EXERCISE GOAL. Take the lines of the data below from the very first through the line containing "plt.rcParams['font.family'] = ['Lato', 'DejaVu" and output them exactly, pictures excluded.

────────────────────

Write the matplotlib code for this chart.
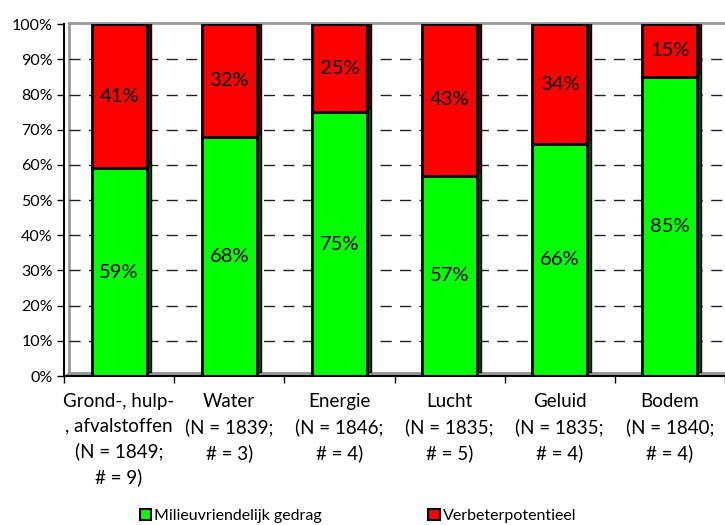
import matplotlib
matplotlib.use("Agg")
import matplotlib.pyplot as plt
from matplotlib.patches import Polygon, Patch

plt.rcParams['font.family'] = ['Lato', 'DejaVu Sans']

categories = ["Grond-, hulp-\n, afvalstoffen\n(N = 1849;\n# = 9)",
              "Water\n(N = 1839;\n# = 3)",
              "Energie\n(N = 1846;\n# = 4)",
              "Lucht\n(N = 1835;\n# = 5)",
              "Geluid\n(N = 1835;\n# = 4)",
              "Bodem\n(N = 1840;\n# = 4)"]
milieu = [59, 68, 75, 57, 66, 85]
verbeter = [41, 32, 25, 43, 34, 15]
series_names = ["Milieuvriendelijk gedrag", "Verbeterpotentieel"]
green = "#00FF00"
red = "#FF0000"
dark_green = "#005000"
dark_red = "#500000"

W, H = 725, 525
fig = plt.figure(figsize=(W / 100, H / 100), dpi=100)
left_px, right_px, bottom_px, top_px = 64, 725, 376, 24.3
ax = fig.add_axes([left_px / W, 1 - bottom_px / H, (right_px - left_px) / W, (bottom_px - top_px) / H])

n = len(categories)
ax.set_xlim(0, n)
ax.set_ylim(0, 100)
px_x = n / (right_px - left_px)
px_y = 100 / (bottom_px - top_px)
dx, dy = 5 * px_x, 4 * px_y

# back wall / floor (3D look)
floor = Polygon([(0, 0), (n + 1, 0), (n + 1 + dx, dy), (dx, dy)], closed=True,
                facecolor="#999999", edgecolor="none", zorder=1, clip_on=False)
ax.add_patch(floor)
ax.plot([dx, dx], [dy, 100 + 1.5 * px_y], color="#999999", lw=2, zorder=1, clip_on=False)
ax.plot([dx, n], [100 + 1.5 * px_y, 100 + 1.5 * px_y], color="#999999", lw=2, zorder=1, clip_on=False)

for yv in range(10, 100, 10):
    ax.plot([dx, n], [yv, yv], color="#222222", lw=1, linestyle=(0, (8, 6)), zorder=1.5)

x = [i + 0.5 for i in range(n)]
bw = 0.5
side = 4 * px_x
# side faces
ax.bar([xi + bw / 2 + side / 2 for xi in x], milieu, width=side, bottom=dy,
       color=dark_green, edgecolor="black", lw=1, zorder=2)
ax.bar([xi + bw / 2 + side / 2 for xi in x], verbeter, width=side,
       bottom=[m + dy for m in milieu], color=dark_red, edgecolor="black", lw=1, zorder=2)
# front faces
ax.bar(x, milieu, width=bw, color=green, edgecolor="black", lw=2, zorder=3)
ax.bar(x, verbeter, width=bw, bottom=milieu, color=red, edgecolor="black", lw=2, zorder=3)

for xi, m, v in zip(x, milieu, verbeter):
    ax.text(xi, m / 2, f"{m}%", ha="center", va="center", fontsize=14.5, zorder=5)
    ax.text(xi, m + v / 2, f"{v}%", ha="center", va="center", fontsize=14.5, zorder=5)

ax.set_yticks(range(0, 101, 10))
ax.set_yticklabels([f"{v}%" for v in range(0, 101, 10)], fontsize=11.5)
ax.set_xticks(range(0, n + 1))
ax.set_xticklabels([])
ax.set_xticks(x, minor=True)
ax.set_xticklabels(categories, minor=True, fontsize=13.5, linespacing=1.55)
ax.tick_params(axis="x", which="minor", length=0, pad=12)
ax.tick_params(axis="x", which="major", length=5, width=1, direction="out")
ax.tick_params(axis="y", length=5, width=1, direction="out", pad=3)

for s in ["top", "right"]:
    ax.spines[s].set_visible(False)
ax.spines["left"].set_linewidth(1.5)
ax.spines["bottom"].set_linewidth(1.5)
ax.spines["left"].set_zorder(4)
ax.spines["bottom"].set_zorder(4)

handles = [Patch(facecolor=green, edgecolor="black", lw=1.5),
           Patch(facecolor=red, edgecolor="black", lw=1.5)]
fig.legend(handles, series_names, loc="center", bbox_to_anchor=(358 / W, 1 - 516 / H),
           ncol=2, frameon=False, fontsize=11.5, handlelength=0.72, handleheight=0.72,
           handletextpad=0.2, columnspacing=6.63, borderaxespad=0)

fig.savefig("out.png", dpi=100)
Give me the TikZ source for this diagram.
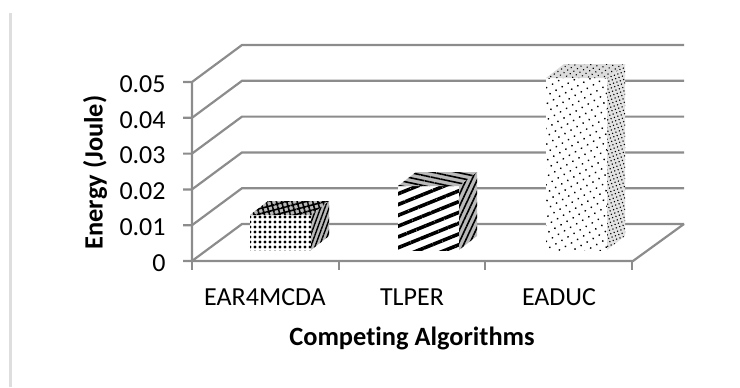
\documentclass[tikz,border=0pt]{standalone}
\usepackage{fontspec}
\setmainfont{Carlito}[Ligatures=NoCommon]
\usepackage{tikz}
\usetikzlibrary{patterns.meta,positioning}
\definecolor{gridgr}{RGB}{140,140,140}
\definecolor{sidegr}{RGB}{185,185,185}
\definecolor{framegr}{RGB}{222,222,222}

\begin{document}
\begin{tikzpicture}[x=0.5pt, y=0.5pt,
        grid/.style={draw=gridgr, line width=1.1pt},
        lbl/.style={font=\fontsize{13}{15}\selectfont, inner sep=1pt},
        ttl/.style={font=\bfseries\fontsize{13.2}{15}\selectfont, inner sep=1pt},
        face/.style={fill=white, postaction={pattern={#1}}},
        shade/.style={fill=sidegr, postaction={pattern={#1}}}]
            \useasboundingbox (0,0) rectangle (740,387);
            \draw[framegr, line width=1.5pt] (10,0) -- (10,374);

            % walls, grid and value axis
            \foreach \k/\v in {0/0, 1/0.01, 2/0.02, 3/0.03, 4/0.04, 5/0.05} {
                \draw[grid] (183,126+35.8*\k) -- (192,126+35.8*\k) -- (242,163+35.8*\k) -- (684,163+35.8*\k);
                \node[lbl, anchor=east] (y\k) at (168,124+35.8*\k) {\v};
            }
            \draw[grid] (192,305) -- (192,126) -- (633,126) -- (684,163);
            \foreach \x in {192,338.7,485.3,632}
                \draw[grid] (\x,126) -- (\x,117);

            % EAR4MCDA
            \fill[face={Dots[distance=2.5pt, radius=0.85pt]}] (250,137) rectangle (311,172);
            \fill[shade={Lines[angle=70, distance=2pt, line width=0.7pt]}] (311,137) -- (329,151) -- (329,186) -- (311,172) -- cycle;
            \fill[shade={Hatch[angle=15, distance=2.5pt, line width=0.8pt]}] (250,172) -- (268,186) -- (329,186) -- (311,172) -- cycle;

            % TLPER
            \fill[face={Lines[angle=22, distance=5pt, line width=1.8pt]}] (398,137) rectangle (459,201);
            \fill[shade={Lines[angle=65, distance=2.5pt, line width=0.8pt]}] (459,137) -- (477,151) -- (477,215) -- (459,201) -- cycle;
            \fill[shade={Lines[angle=-12, distance=2.5pt, line width=0.8pt]}] (398,201) -- (416,215) -- (477,215) -- (459,201) -- cycle;

            % EADUC
            \fill[face={Dots[distance=3.5pt, radius=0.5pt, angle=30]}] (546,137) rectangle (607,309);
            \fill[fill=white!60!sidegr, postaction={pattern={Dots[distance=1.8pt, radius=0.4pt, angle=20]}}] (607,137) -- (625,151) -- (625,323) -- (607,309) -- cycle;
            \fill[fill=white!50!sidegr, postaction={pattern={Dots[distance=2.2pt, radius=0.4pt, angle=35]}}] (546,309) -- (564,323) -- (625,323) -- (607,309) -- cycle;

            \node[lbl] (cat1) at (265,90) {EAR4MCDA};
            \node[lbl] (cat2) at (412,90) {TLPER};
            \node[lbl] (cat3) at (559,90) {EADUC};
            \node[ttl] (xtitle) at (412,49) {Competing Algorithms};
            \node[ttl, rotate=90] (ytitle) at (95,214.5) {Energy (Joule)};
        \end{tikzpicture}
\end{document}
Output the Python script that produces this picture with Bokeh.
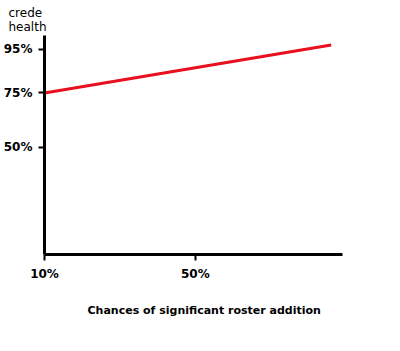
from bokeh.plotting import figure
from bokeh.models import FixedTicker, Range1d, Title
from bokeh.embed import file_html
from bokeh.resources import INLINE

# data
x_values = [10, 86]          # chances of significant roster addition (%)
y_values = [75, 97]          # crede health (%)
y_ticks = [50, 75, 95]
y_tick_labels = ["50%", "75%", "95%"]
x_ticks = [10, 50]
x_tick_labels = ["10%", "50%"]
y_title = "crede\nhealth"
x_title = "Chances of significant roster addition"

FONT = "DejaVu Sans"

p = figure(width=400, height=351, output_backend="svg", toolbar_location=None,
           x_range=Range1d(10, 89), y_range=Range1d(0.7, 101.4),
           min_border_left=44, min_border_right=58, min_border_top=35,
           min_border_bottom=97)
p.outline_line_color = None
p.xgrid.visible = False
p.ygrid.visible = False
p.background_fill_color = "white"
p.border_fill_color = "white"

p.line(x_values, y_values, line_color="#e8101e", line_width=3)

for ax in (p.xaxis[0], p.yaxis[0]):
    ax.axis_line_color = "black"
    ax.axis_line_width = 3
    ax.major_tick_line_color = "black"
    ax.major_tick_line_width = 2
    ax.major_tick_in = 0
    ax.major_tick_out = 6
    ax.minor_tick_line_color = None
    ax.major_label_text_font = FONT
    ax.major_label_text_font_style = "bold"
    ax.major_label_text_font_size = "12px"
    ax.major_label_text_color = "black"
    ax.major_label_standoff = 6

p.yaxis[0].ticker = FixedTicker(ticks=y_ticks)
p.yaxis[0].major_label_overrides = {t: l for t, l in zip(y_ticks, y_tick_labels)}
p.xaxis[0].ticker = FixedTicker(ticks=x_ticks)
p.xaxis[0].major_label_overrides = {t: l for t, l in zip(x_ticks, x_tick_labels)}

p.add_layout(Title(text=y_title, align="left", offset=-36, standoff=4,
                   text_font=FONT, text_font_style="normal", text_font_size="12px",
                   text_color="black"), "above")
p.add_layout(Title(text=x_title, align="left", offset=43, standoff=37,
                   text_font=FONT, text_font_style="bold", text_font_size="11px",
                   text_color="black"), "below")

open("out.html", "w").write(file_html(p, INLINE))
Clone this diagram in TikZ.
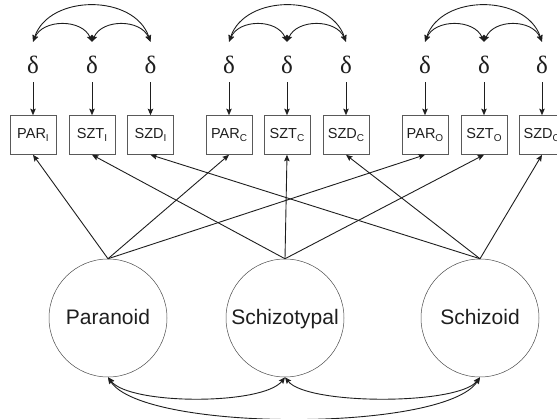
\documentclass[tikz,border=0pt]{standalone}
\usepackage{fontspec}
\setmainfont{Liberation Sans}
\newfontfamily\deltafont{Liberation Serif}
\usetikzlibrary{arrows.meta}
\definecolor{ink}{HTML}{1E1E1E}
\newcommand{\sbx}[1]{\raisebox{-2.5pt}{\fontsize{10}{10}\selectfont #1}}
\begin{document}
\begin{tikzpicture}[x=1pt,y=-1pt,
  tip/.style={-{Stealth[length=6.5pt,width=5.5pt,inset=1.2pt]}},
  dtip/.style={{Stealth[length=6.5pt,width=5.5pt,inset=1.2pt]}-{Stealth[length=6.5pt,width=5.5pt,inset=1.2pt]}},
  conn/.style={draw=ink,line width=0.9pt},
  obs/.style={draw=black!65,line width=0.6pt,minimum width=46pt,minimum height=39pt,inner sep=0pt,
    font=\fontsize{14.5}{16}\selectfont,text=ink},
  err/.style={inner sep=0pt,text height=32pt,text depth=8pt,anchor=base,
    font=\deltafont\fontsize{25}{25}\selectfont,text=ink},
  lat/.style={circle,draw=black!70,line width=0.5pt,minimum size=118pt,inner sep=0pt,
    text height=16pt,text depth=2pt,
    font=\fontsize{21}{24}\selectfont,text=ink}]
\useasboundingbox (0,0) rectangle (557,419);

% observed boxes
\node[obs] (b1) at (33,135) {PAR\sbx{I}};
\node[obs] (b2) at (92,135) {SZT\sbx{I}};
\node[obs] (b3) at (150.5,135) {SZD\sbx{I}};
\node[obs] (b4) at (229,135) {PAR\sbx{C}};
\node[obs] (b5) at (287,135) {SZT\sbx{C}};
\node[obs] (b6) at (346,135) {SZD\sbx{C}};
\node[obs] (b7) at (425,135) {PAR\sbx{O}};
\node[obs] (b8) at (484,135) {SZT\sbx{O}};
\node[obs] (b9) at (542,135) {SZD\sbx{O}};

% error terms
\foreach \i/\x in {1/33,2/92,3/150.5,4/229,5/287,6/346,7/425,8/484,9/542}{
  \node[err] (d\i) at (\x,74) {δ};
  \draw[conn,tip] (d\i.south) -- (b\i.north);
}

% error covariances
\foreach \a/\b/\c in {1/2/3,4/5/6,7/8/9}{
  \draw[conn,dtip] (d\a.north) .. controls +(10,-23) and +(-10,-23) .. (d\b.north);
  \draw[conn,dtip] (d\b.north) .. controls +(10,-23) and +(-10,-23) .. (d\c.north);
  \draw[conn,dtip] (d\a.north) .. controls +(16,-48) and +(-16,-48) .. (d\c.north);
}

% latent factors
\node[lat] (c1) at (108,318) {Paranoid};
\node[lat] (c2) at (285,318) {Schizotypal};
\node[lat] (c3) at (480,318) {Schizoid};

% loadings
\foreach \b in {1,4,7}{\draw[conn,tip] (c1.north) -- (b\b.south);}
\foreach \b in {2,5,8}{\draw[conn,tip] (c2.north) -- (b\b.south);}
\foreach \b in {3,6,9}{\draw[conn,tip] (c3.north) -- (b\b.south);}

% factor covariances
\draw[conn,dtip] (c1.south) .. controls +(22,28) and +(-22,28) .. (c2.south);
\draw[conn,dtip] (c2.south) .. controls +(22,28) and +(-22,28) .. (c3.south);
\draw[conn,dtip] (c1.south) .. controls +(35,55) and +(-35,55) .. (c3.south);
\end{tikzpicture}
\end{document}
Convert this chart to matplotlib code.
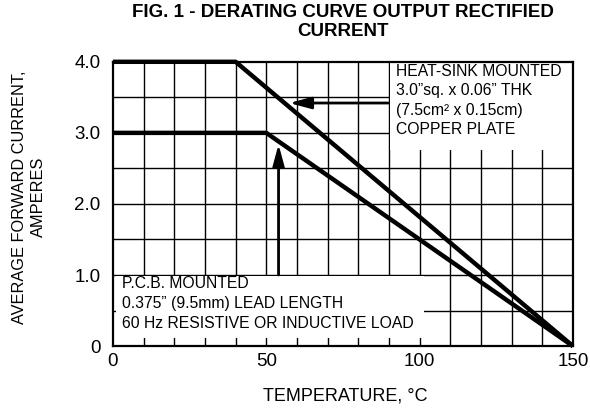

────────────────────

EXERCISE RESULT.
Write the matplotlib code for this chart.
import matplotlib
matplotlib.use("Agg")
import matplotlib.pyplot as plt
from matplotlib.patches import Polygon, Patch

plt.rcParams['font.family'] = ['Lato', 'DejaVu Sans']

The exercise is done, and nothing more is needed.